Purchasing a property in Canada

  • There are no restrictions for non-residents to purchase real estate in Canada.
  • No tax implications or extra fees at time of purchase
  • Non-residents can purchase as many properties as they wish in Canada
  • For rental properties non-residents must file Canadian tax return


Arranging a Canadian Mortgage for Non-Residents

  • Banks and lenders usually require non-residents a minimum 25-50% payment. It is possible to arrange financing with less than the 25% down payment however these lenders charge a higher rate of interest.
  • Personal information required including – assets/liabilities, employment/income verification, tax returns, credit bureau or bankers reports, down payment confirmation, identification and real estate appraisal
  • You will need to open a Canadian bank account for mortgage payments to be drawn from
  • You will require the services of a Canadian lawyer or notary public to prepare mortgage documents and registration at the Land Titles office


Non-Residents Selling a Canadian property

3 stages in the collection of income taxes associated with the sale of real estate by non-residents

  1. Initial withholding Amount – 25% of gross sale proceeds until clearance certificate is received by Canadian Customs and Revenue Agency in connection with the sale of the property
  2. Clearance Certificate – application made to CCRA. Upon receipt the funds being withheld is reduced to 25% of the capital gains on the property
  3. Filing of Canadian Income Tax Return – Income tax return must be filed for the year in which the sale occurs.

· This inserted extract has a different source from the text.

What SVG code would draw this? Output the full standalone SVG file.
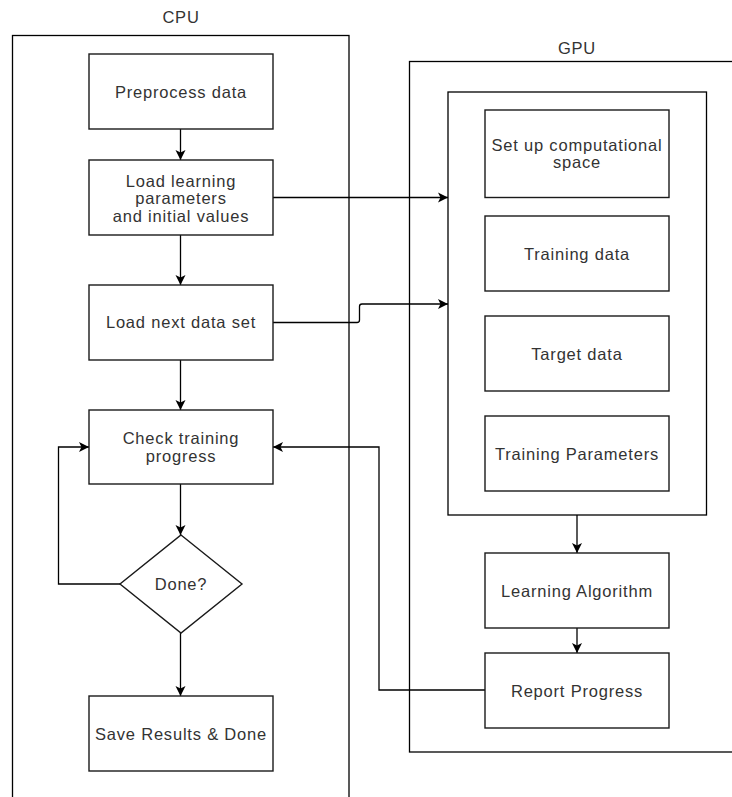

When Calculating capital gains tax for Clearance Certificate Purchases sellers can only claim:

  • The original purchase price
  • Property transfer tax
  • Legal fees and disbursements on the original purchase
  • Cost of furnishings included in the sale
  • Strata corporation special assessments
  • GST on the original purchase price
  • Mortgage interest (if appropriate elections on the tax return have been filed to have the mortgage interest capitalized)


Capital Gains Tax

  • Only 50% of the capital gain is taxable
  • Clearance certificates can take 6-8 weeks to be obtained
  • If sale completes before the clearance certificate is issued, 25-50% of the selling price will have to be held back from the seller’s proceed until certificate issued
  • Non-residents are encouraged to contact a Canadian accountant or CCRA for further information on marginal tax rates for non-residents.